Sarah Robb O'Hagan has held top executive roles at Virgin, Nike, Gatorade (where she was credited with turning around the $5 billion brand) and Equinox, before becoming the CEO of Flywheel Sports in February. But that's not the whole story.
She's also been fired twice. And after a night of too much partying, she slept through what was arguably the most important meeting of her life.
According to O'Hagan, it was these failures that gave her the courage to find success.
O'Hagan's experience at Virgin Atlantic Airways started great: As a 20-something, the New Zealand native landed her dream job in the marketing department in New York.
Frustrated by a disorganized marketing strategy, she took a risk. "One Friday night, in the middle of a New York City heat wave, I opened my laptop in my tiny, un-air-conditioned apartment and began writing," she explains on LinkedIn. What emerged was a new marketing strategy for the company.
O'Hagan slipped that plan and a handwritten note under the door of the president of the U.S. division of the airline.
A few days later, the boss called; he liked her plan — and her initiative. She was promoted to Director of Marketing.
Then, disaster: That night, O'Hagan went out to celebrate. "At five in the morning, when I got back to apartment, my plan was to catch one hour of sleep, and then get up at six for work," she says. She woke up the next morning at 11:00.
"I had just slept through the biggest meeting of my professional life," she says.
O'Hagan went to the office, terrified, but told her boss the truth. At first, he just sat there.
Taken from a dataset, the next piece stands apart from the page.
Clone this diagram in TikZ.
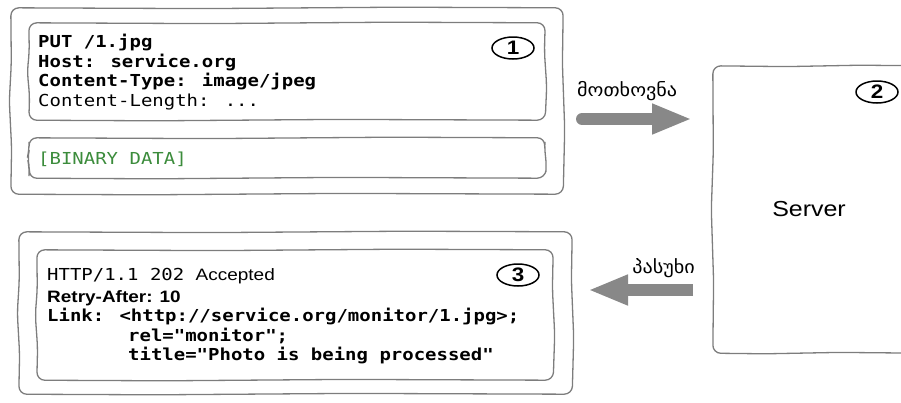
\documentclass[tikz,border=0pt]{standalone}
\usepackage{fontspec}
\usetikzlibrary{arrows.meta,calc,shapes.geometric}
\newfontfamily\codefont[FakeStretch=1.15]{DejaVu Sans Mono}
\newfontfamily\labelfont[FakeStretch=1.15]{Liberation Sans}
\newfontfamily\geofont[FakeStretch=1.12]{DejaVu Sans}
\definecolor{boxgray}{RGB}{125,125,125}
\definecolor{arrowgray}{RGB}{136,136,136}
\definecolor{datagreen}{RGB}{60,140,60}
\tikzset{
  boxarea/.style={rectangle, draw=none, inner sep=0pt},
  boxline/.style={draw=boxgray, line width=1.3pt, rounded corners=8pt},
  codeline/.style={anchor=base west, inner sep=0pt,
    font=\codefont\fontsize{16.5}{19}\selectfont},
  numoval/.style={ellipse, draw=black, line width=1.5pt, minimum width=42pt,
    minimum height=22pt, inner sep=0pt,
    font=\labelfont\bfseries\fontsize{19.5}{19.5}\selectfont},
  geolabel/.style={inner sep=0pt, font=\geofont\fontsize{18}{18}\selectfont},
  fatarrow/.style={draw=arrowgray, line width=12pt,
    -{Triangle[length=40pt, width=28pt]}},
}
% hand-drawn looking outline around a named node
\newcommand\sketchoutline[1]{%
  \draw[boxline]
    ($(#1.west)+(-1.5,0)$)
    -- ($(#1.north west)!0.3!(#1.south west)+(0.5,0)$)
    -- (#1.north west)
    -- ($(#1.north west)!0.35!(#1.north east)+(0,0.8)$)
    -- ($(#1.north west)!0.7!(#1.north east)+(0,-0.6)$)
    -- (#1.north east)
    -- ($(#1.north east)!0.3!(#1.south east)+(-0.8,0)$)
    -- ($(#1.north east)!0.65!(#1.south east)+(1.5,0)$)
    -- (#1.south east)
    -- ($(#1.south east)!0.4!(#1.south west)+(0,-0.8)$)
    -- ($(#1.south east)!0.75!(#1.south west)+(0,0.6)$)
    -- (#1.south west)
    -- ($(#1.south west)!0.25!(#1.north west)+(0.8,0)$)
    -- cycle;}
\begin{document}
\begin{tikzpicture}[x=1pt, y=-1pt]
\useasboundingbox (0,0) rectangle (901,402);
\clip (0,0) rectangle (901,402);
% request boxes
\node[boxarea, minimum width=552pt, minimum height=186pt] (req) at (287,101) {};
\node[boxarea, minimum width=516pt, minimum height=97pt] (head) at (287,71.5) {};
\node[boxarea, minimum width=516pt, minimum height=40pt] (body) at (287,158) {};
\sketchoutline{req}
\sketchoutline{head}
\sketchoutline{body}
\node[codeline] (put) at (38,47) {\bfseries PUT /1.jpg};
\node[codeline] (host) at (38,67) {\bfseries Host: service.org};
\node[codeline] (ctype) at (38,86.5) {\bfseries Content-Type: image/jpeg};
\node[codeline] (clen) at (38,106) {Content-Length: ...};
\node[codeline, text=datagreen] (data) at (38,164) {[BINARY DATA]};
\node[numoval] (n1) at (513,48) {1};
% response boxes
\node[boxarea, minimum width=553pt, minimum height=162pt] (resp) at (295.5,313) {};
\node[boxarea, minimum width=516pt, minimum height=130pt] (rhead) at (295,315) {};
\sketchoutline{resp}
\sketchoutline{rhead}
\node[codeline] (status) at (47,280.5) {HTTP/1.1 202 {\labelfont Accepted}};
\node[codeline] (retry) at (47,302) {\labelfont\bfseries Retry-After: 10};
\node[codeline] (link) at (47,321) {\bfseries Link: <http://service.org/monitor/1.jpg>;};
\node[codeline] (rel) at (128,341) {\bfseries rel="monitor";};
\node[codeline] (title) at (128,360) {\bfseries title="Photo is being processed"};
\node[numoval] (n3) at (518,275) {3};
% server
\node[boxarea, minimum width=210pt, minimum height=287pt] (server) at (818,209.5) {};
\sketchoutline{server}
\node[inner sep=0pt, font=\labelfont\fontsize{21.7}{22}\selectfont] (srvtxt) at (809,209) {Server};
\node[numoval] (n2) at (877,92) {2};
% arrows
\node[geolabel, anchor=base west] (reqlabel) at (577,96) {მოთხოვნა};
\coordinate (rqs) at (582,119);
\coordinate (rqe) at (692,119);
\draw[fatarrow, line cap=round] (rqs) -- (rqe);
\node[geolabel, anchor=base east] (resplabel) at (695,273) {პასუხი};
\coordinate (rss) at (693,290);
\coordinate (rse) at (588,290);
\draw[fatarrow] (rss) -- (rse);
\end{tikzpicture}
\end{document}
Then he said she had destroyed his trust — but also, he was going to give her a second chance. "I think it's pretty hilarious — and it's very Virgin!" he said to her.
O'Hagan made the most of it. She went on to pilot the ultra-successful Austin Powers ("Virgin Shaglantic") ad campaign, which helped resuscitate her reputation.
The CEO says learning how to pick herself up after failure has helped her score some of her biggest professional wins. She recommends leaning into failure, not trying to avoid it, which she writes about in her just published book, "Extreme You" (April 2017, Harper Collins).
"[F]ailure is one of the greatest personal trainers you will ever have in your life. And if you can just shake the fear by saying, it has to happen to me at some point and I will become better because of it, then you can in your mind just process and move on."